Ustynivka (Ustynovka, Ustinovka) | Kirovohrad

/ Yahad team during the interview with Galina T. © Kate Kornberg/Yahad-In Unum Galina T., born 1924: "My sister was married to a Jew, her 6 year old son was taken from her and shot." © Kate Kornberg/Yahad-In Unum Lidia N., born 1930: "They came to take our neighbor, Roitman. He was very kind to us and used to give candies. Once he was taken to the police station he ran in the yard because the dogs were set on him." © Kate Kornberg/Yahad-In Unum Lidia bringing the team to the shooting site of the Jews and the communists in Ustynivka.  © Kate Kornberg/Yahad-In Unum The execution site of about 60 Jews murdered in Ustynivka.© Kate Kornberg/Yahad-In Unum

Execution of Jews from Bobrynets and nearing villages in Ustynivka

1 Execution site(s)

Kind of place before:
Sand quarry
Memorials:
No
Period of occupation:
1941-1944
Number of victims:
About 60

Witness interview

Lidia N., born in 1930, remembered: “One day a policeman came to our house and gave some clothes to my mother for free. My mother asked where he took them. He answered that the night before the Germans killed the Jews from the Jewish colony Izrailivka near the river, they threw the clothing into the river. The Jews were forced to undress and everyone who wanted could take their clothes. It was in winter and the river was frozen. My mother refused to take these clothes.” (Testimony n°2001, interviewed in Ustynivka, on April 1, 2016)

Soviet archives

“The members of the group headed by S., mentioned above, shot about 400 Jewish people. Half of the victims were thrown into the river, while others were shot in the valley in groups of 20-30. All of the villagers in Israelovka [today’s Berezuvatka] were aware of this atrocity committed by the German monsters. My own three children, aged from 3 to 7 years, were also shot because they were born to a Jewish father, Aron Ryvkine. They were shot along with the other children from mixed marriages. The valuables of the people who were shot was looted and shared between the members of the group headed by S.” [The deposition of a local woman, made on June 6, 1944 by the State Extraordinary Commission; RG 22.002M. Fond 7021, Opis 66, Delo 124]

Historical note

Ustynivka is located 85 km south-east from Kirovohrad on the banks of the Berezivka River. The first records on the Jewish community dates back to 19th century. Back then, about 170 Jews lived in the colony. The Jewish population suffered from pogroms in 1919. Unfortunately, we don’t have an exact number of Jews living in the village on the eve of the war, but according to the local witness, they were several dozens. The Germans occupied the village on August 8, 1941.

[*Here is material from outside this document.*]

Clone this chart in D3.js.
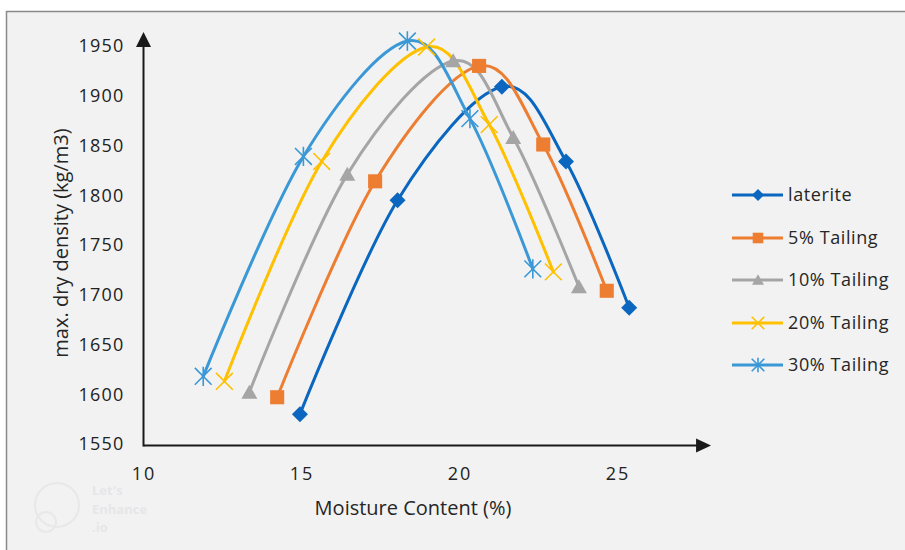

Holocaust by bullets in figures

According to the archives and Yahad’s research the Jews from Ustynivka, Berezuvatka (the former Jewish colony Israilivka), Sadky (the former Jewish colony Sagaydak) were shot all together in summer 1942, in two places, one is located close to Ustynivka and another one close to Berezuvatka. The executions were conducted by Security police and gendarmerie who were helped by local police.

During the aktion over 60 Jews from the nearing villages, including 35-40 Jews from Bobrynets, were rounded up and confined in the Ustynivka police station. The same day, all Jews from Berezuvatka were gathered by local police in the local school building, located in Berezuvatka. The following day, one group of Jews confined in the police station was taken in trucks or on foot to the sand quarry where they were shot, while another group was taken and executed in Berezuvatka. According to the local eyewitness interviewed by Yahad, the territory of the execution site was guarded by Germans. Once at the site, the Jews were lined up with their backs to the shooters at the edge of the large pit, dug in advance by requisitioned local men, and then with sub machine guns everybody was shot and the corpses fell down inside the pit.